Two series, both at 1. Same answer Prometheus’s own Graph tab gave, just one tab over and with the Grafana time picker on top. That’s the proof that Grafana can ask Prometheus a question and get a sensible answer back.

Grafana Explore against the new Prometheus datasource running up: two time series, both at 1, with the instance and job labels for Prometheus itself and Traefik.

A second query worth running to make sure Traefik’s exporter is producing useful data, not just an empty /metrics:

traefik_router_request_duration_seconds_count

A handful of series per Traefik router, each counting requests. If you’ve been clicking around the homelab in the last fifteen minutes the counters will be non-zero. The fact that this metric exists at all is the validation that Traefik’s Prometheus integration is wired correctly, which has been “configured but unverified” since step 0.
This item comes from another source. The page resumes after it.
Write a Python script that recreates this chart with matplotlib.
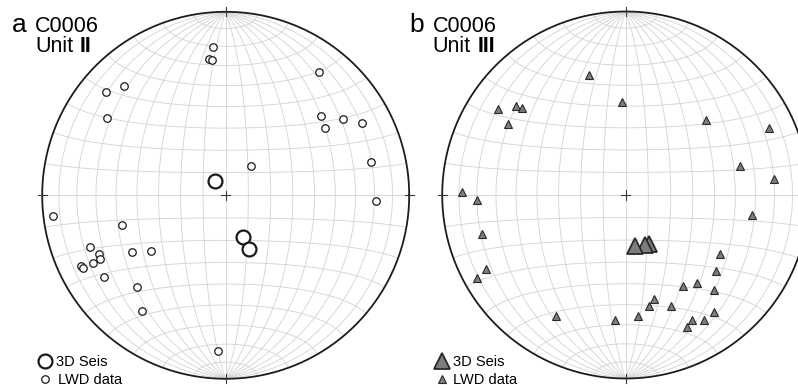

Adding a target without a restart

The agent-install post is next, but the file-SD workflow is worth demonstrating now, even with a placeholder target. On the monitor VM:

cd ~/prometheus
cat > config/targets/node-monitor.json <<'EOF'
[
  {
    "targets": ["monitor.lab.davidmjudge.me.uk:9100"],
    "labels": { "host": "monitor", "role": "monitor-vm" }
  }
]
EOF

curl -X POST https://prometheus.lab.davidmjudge.me.uk/-/reload

The node job in Status -> Targets now lists one target. It’ll be DOWN until node_exporter is actually installed on the monitor VM, which is the explicit subject of the next post. The point here is the mechanism: a JSON drop and one curl, no compose edit, no scrape config diff, no Prometheus restart.

Where we are

Four steps in: Traefik, InfluxDB collecting Proxmox metrics, Grafana on top, and now Prometheus scraping Traefik with Grafana picking it up as a second provisioned datasource alongside InfluxDB.

What’s next

node_exporter on every VM, distributed via Ansible and registered with Prometheus through the file-SD pattern shown above. One JSON file per host, dropped in place by the playbook, picked up by Prometheus’s next refresh tick. By the end of that post the up query returns a row per VM instead of the two it shows today, and the first proper “is this host healthy” dashboard goes onto Grafana.